Source material:
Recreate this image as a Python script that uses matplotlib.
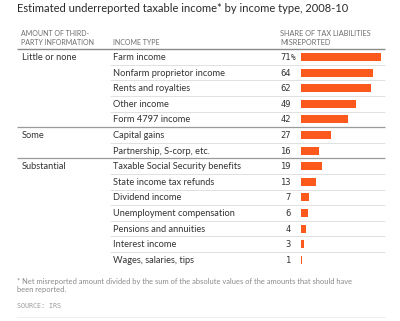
import matplotlib
matplotlib.use("Agg")
import matplotlib.pyplot as plt

title = "Estimated underreported taxable income* by income type, 2008-10"
groups = ["Little or none", "Some", "Substantial"]
group_sizes = [5, 2, 7]
income_types = [
    "Farm income", "Nonfarm proprietor income", "Rents and royalties",
    "Other income", "Form 4797 income", "Capital gains",
    "Partnership, S-corp, etc.", "Taxable Social Security benefits",
    "State income tax refunds", "Dividend income",
    "Unemployment compensation", "Pensions and annuities",
    "Interest income", "Wages, salaries, tips",
]
values = [71, 64, 62, 49, 42, 27, 16, 19, 13, 7, 6, 4, 3, 1]
header_cols = ["AMOUNT OF THIRD-\nPARTY INFORMATION", "INCOME TYPE",
               "SHARE OF TAX LIABILITIES\nMISREPORTED"]
footnote = ("* Net misreported amount divided by the sum of the absolute values of the amounts that should have\n"
            "been reported.")
source = "SOURCE: IRS"

W, H = 400, 321
fig = plt.figure(figsize=(W / 100, H / 100), dpi=100)
fig.patch.set_facecolor("white")
ax = fig.add_axes([0, 0, 1, 1])
ax.set_xlim(0, W)
ax.set_ylim(H, 0)
ax.axis("off")

TXT = "#333333"
HDR = "#6e6e6e"
ORANGE = "#fc5a1c"
font = "Lato"

top = 49.2
pitch = 15.6
n = len(values)
x_left, x_right = 17, 385
x_col1, x_col2 = 22, 113
x_num = 291

ax.text(x_left, 9, title, fontsize=8.0, color="#2a2a2a", family=font, va="center", ha="left")

ax.text(21, 38, header_cols[0], fontsize=5.0, color=HDR, family=font, va="center",
        ha="left", linespacing=1.25)
ax.text(x_col2, 42.5, header_cols[1], fontsize=5.0, color=HDR, family=font, va="center", ha="left")
ax.text(280, 38, header_cols[2], fontsize=5.3, color=HDR, family=font, va="center",
        ha="left", linespacing=1.2)
ax.plot([x_left, x_right], [top - 0.5, top - 0.5], color="#8a8a8a", lw=1.0, solid_capstyle="butt")

starts = []
s = 0
for g in group_sizes:
    starts.append(s)
    s += g

for i, (lab, v) in enumerate(zip(income_types, values)):
    yc = top + pitch * (i + 0.5)
    ax.text(x_col2, yc + 0.5, lab, fontsize=6.7, color=TXT, family=font, va="center", ha="left")
    ax.text(x_num, yc + 0.5, str(v), fontsize=6.3, color=TXT, family="DejaVu Sans Mono",
            va="center", ha="right")
    if i == 0:
        ax.text(x_num, yc + 0.5, "%", fontsize=5.5, color=TXT, family="DejaVu Sans Mono",
                va="center", ha="left")
    yb = top + pitch * (i + 1)
    if i < n - 1:
        if (i + 1) in starts:
            ax.plot([x_left, x_right], [yb, yb], color="#9a9a9a", lw=0.9, solid_capstyle="butt")
        else:
            ax.plot([x_col2 - 3, x_right], [yb, yb], color="#dcdcdc", lw=0.6, solid_capstyle="butt")

for g, st in zip(groups, starts):
    yc = top + pitch * (st + 0.5)
    ax.text(x_col1, yc + 0.5, g, fontsize=6.7, color=TXT, family=font, va="center", ha="left")

ax.text(x_left, 285.5, footnote, fontsize=5.4, color="#8a8a8a", family=font, va="center",
        ha="left", linespacing=1.25)
ax.text(x_left, 305.5, source, fontsize=4.8, color="#9a9a9a", family="DejaVu Sans Mono",
        va="center", ha="left")
ax.plot([x_left, x_right], [317, 317], color="#ededed", lw=0.6)

bx0, bx1 = 301, 381
by0, by1 = top, top + pitch * n
bax = fig.add_axes([bx0 / W, 1 - by1 / H, (bx1 - bx0) / W, (by1 - by0) / H])
bax.barh(range(n), values, height=8 / pitch, color=ORANGE, left=0)
bax.set_xlim(0, max(values))
bax.set_ylim(n - 0.5, -0.5)
bax.axis("off")
bax.patch.set_alpha(0)

fig.savefig("out.png", dpi=100, facecolor="white")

Exercise prompt: Please reproduce the listing exactly from its opening line through the line that contains "import matplotlib.pyplot as plt", both included, with all pictures omitted.

Answer to the task:
Recreate this image as a Python script that uses matplotlib.
import matplotlib
matplotlib.use("Agg")
import matplotlib.pyplot as plt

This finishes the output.